In my view, someone who makes landmark contributions to the oil industry for 20 years and then quits in order to speak frankly about their concerns with the societal impacts of their industry... is probably the most credible voice you could ever expect to find expressing a concern, if your measure of credibility involves experience pumping oil.


If you want an authoritative opinion on the societal impact of something I would want the opinion of someone who studies the societal impact of things.


So that seems to me like someone like Stuart Russel or Nick Bostrom? But what Geoff Hinton is saying seems to be vaguely in general agreement with what those people are saying.


I’m not arguing Hinton is wrong. I’m arguing that Hinton doesn’t really matter here. The “godfather of AI” doesn’t make him particularly prescient.


His opinion obviously does matter because he is a founder of the field. No one believes that he is prescient. You are exaggerating and creating a strawman argument, infantilizing the readers here. We don't worship him or outsource our thinking.


You seem to be taking my usage of the word prescient as meaning he can either see the future perfectly or he cannot. That’s… not what it conventionally means. I simply mean his track record of predicting the future trajectory of AI is not great.


Well he bet on neural networks in the early days when it was unpopular, and that turned out to be the right trajectory.

He received a Turing Award for his work that was foundational to the current state of the art.
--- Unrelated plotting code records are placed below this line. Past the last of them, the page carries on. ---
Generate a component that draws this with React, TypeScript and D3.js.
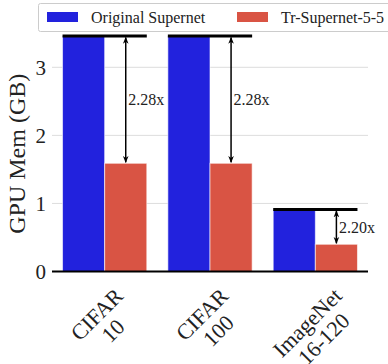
import React, { useEffect, useRef } from "react";
import * as d3 from "d3";

const categories = [["CIFAR", "10"], ["CIFAR", "100"], ["ImageNet", "16-120"]];
const seriesNames = ["Original Supernet", "Tr-Supernet-5-5"];
const originalMem = [3.46, 3.46, 0.91];
const trMem = [1.59, 1.59, 0.40];
const ratioLabels = ["2.28x", "2.28x", "2.20x"];
const yTicks = [0, 1, 2, 3];

const W = 388, H = 364;
const FONT = "Liberation Serif, Times New Roman, DejaVu Serif, serif";
const BLUE = "#2222dd", RED = "#d95444";

export default function App() {
  const ref = useRef<SVGSVGElement>(null);
  useEffect(() => {
    const svg = d3.select(ref.current);
    svg.selectAll("*").remove();
    const left = 52, right = 368, bottom = 271.5, top = 36;
    const x = d3.scaleBand<string>().domain(categories.map((_, i) => String(i))).range([left, right]).paddingInner(0.2).paddingOuter(0.1);
    const sub = d3.scaleBand<string>().domain(["0", "1"]).range([0, x.bandwidth()]);
    const y = d3.scaleLinear().domain([0, d3.max(originalMem) as number]).range([bottom, top]);

    const defs = svg.append("defs");
    defs.append("marker").attr("id", "ah").attr("viewBox", "0 0 10 10").attr("refX", 9).attr("refY", 5)
      .attr("markerWidth", 7).attr("markerHeight", 7).attr("markerUnits", "userSpaceOnUse").attr("orient", "auto-start-reverse")
      .append("path").attr("d", "M0,1 L10,5 L0,9 L3,5 Z").attr("fill", "#000");

    // grid
    svg.append("g").selectAll("line").data(yTicks.filter(t => t > 0)).join("line")
      .attr("x1", left).attr("x2", right).attr("y1", d => y(d)).attr("y2", d => y(d))
      .attr("stroke", "#dddddd").attr("stroke-width", 1);

    // y tick labels
    svg.append("g").selectAll("text").data(yTicks).join("text")
      .attr("x", 46).attr("y", d => y(d)).attr("dy", "0.35em").attr("text-anchor", "end")
      .style("font-family", FONT).attr("font-size", 21).attr("fill", "#222").text(d => String(d));

    // y label
    svg.append("text").attr("transform", `translate(25,${(top + bottom) / 2}) rotate(-90)`)
      .attr("text-anchor", "middle").style("font-family", FONT).attr("font-size", 24).attr("fill", "#222")
      .text("GPU Mem (GB)");

    const series = [originalMem, trMem];
    const colors = [BLUE, RED];
    series.forEach((vals, s) => {
      svg.append("g").selectAll("rect").data(vals).join("rect")
        .attr("x", (_, i) => (x(String(i)) as number) + (sub(String(s)) as number))
        .attr("width", sub.bandwidth())
        .attr("y", d => y(d)).attr("height", d => bottom - y(d))
        .attr("fill", colors[s]).attr("stroke", "#ffffff").attr("stroke-opacity", 0.6).attr("stroke-width", 1);
    });

    // annotations
    categories.forEach((_, i) => {
      const x0 = x(String(i)) as number;
      const yO = y(originalMem[i]), yT = y(trMem[i]);
      svg.append("line").attr("x1", x0).attr("x2", x0 + x.bandwidth()).attr("y1", yO).attr("y2", yO)
        .attr("stroke", "#000").attr("stroke-width", 3);
      const ax = x0 + (sub("1") as number) + sub.bandwidth() / 2;
      svg.append("line").attr("x1", ax).attr("x2", ax).attr("y1", yO + 1.5).attr("y2", yT - 1)
        .attr("stroke", "#000").attr("stroke-width", 1.5)
        .attr("marker-start", "url(#ah)").attr("marker-end", "url(#ah)");
      svg.append("text").attr("x", ax + 2.5).attr("y", (yO + yT) / 2).attr("dy", "0.35em")
        .style("font-family", FONT).attr("font-size", 16).attr("fill", "#222").text(ratioLabels[i]);
    });

    // x axis
    svg.append("line").attr("x1", left).attr("x2", right).attr("y1", bottom).attr("y2", bottom)
      .attr("stroke", "#000").attr("stroke-width", 2);

    // x tick labels rotated
    categories.forEach((lines, i) => {
      const cx = (x(String(i)) as number) + x.bandwidth() / 2;
      const g = svg.append("g");
      const lh = 23;
      const t = g.append("text").style("font-family", FONT).attr("font-size", 22).attr("fill", "#222").attr("text-anchor", "middle");
      lines.forEach((ln, k) => {
        t.append("tspan").attr("x", 0).attr("y", (k - (lines.length - 1) / 2) * lh).attr("dy", "0.35em").text(ln);
      });
      const bb = (g.node() as SVGGElement).getBBox();
      const Wb = bb.width, Hb = bb.height;
      const cy = 283 + 0.3536 * (Wb + Hb);
      g.attr("transform", `translate(${cx},${cy}) rotate(-45)`);
    });

    // legend
    const lg = svg.append("g");
    lg.append("rect").attr("x", 38.5).attr("y", 3.5).attr("width", 360).attr("height", 28).attr("rx", 2)
      .attr("fill", "#fff").attr("stroke", "#cccccc").attr("stroke-width", 1);
    const lx = [47, 237];
    seriesNames.forEach((n, s) => {
      lg.append("rect").attr("x", lx[s]).attr("y", 12).attr("width", 31).attr("height", 10).attr("fill", colors[s]);
      lg.append("text").attr("x", lx[s] + 44).attr("y", 17).attr("dy", "0.35em")
        .style("font-family", FONT).attr("font-size", 16).attr("fill", "#222").text(n);
    });
  }, []);
  return (
    <svg ref={ref} width={W} height={H} style={{ position: "absolute", left: 0, top: 0, background: "#fff" }} />
  );
}
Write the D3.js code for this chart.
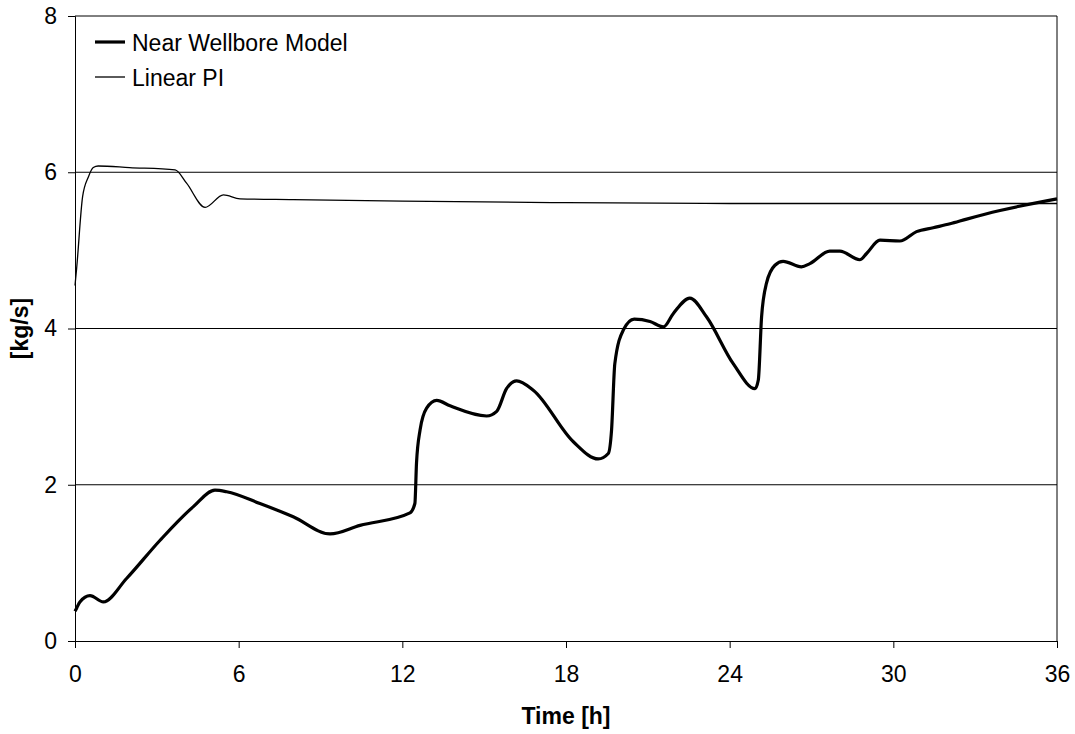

Your argument sounds like (and correct me if I'm wrong) something along the lines of "he chose to do X, and afterwards X was the correct choice, so he must be good at choosing correctly."

Isn't that ad hoc ergo propter hoc?

That argument would also support the statement "he went all in with 2-7 preflop, and won the hand, so he must be good at poker" -- I assume you and I would both agree that statement is not true. So why does it apply in Geoffrey's case?


It was a straightforward response to "I simply mean his track record of predicting the future trajectory of AI is not great."


I still don't follow. In your example, how would you differentiate between that choice of his being lucky vs. prescient? Or was the intent to just provide a single datapoint of him appearing to make a correct choice?


LOL. Hinton won the f**ing Turing Award for his research in deep learning / neural networks, and you're telling us his knowledge is irrelevant.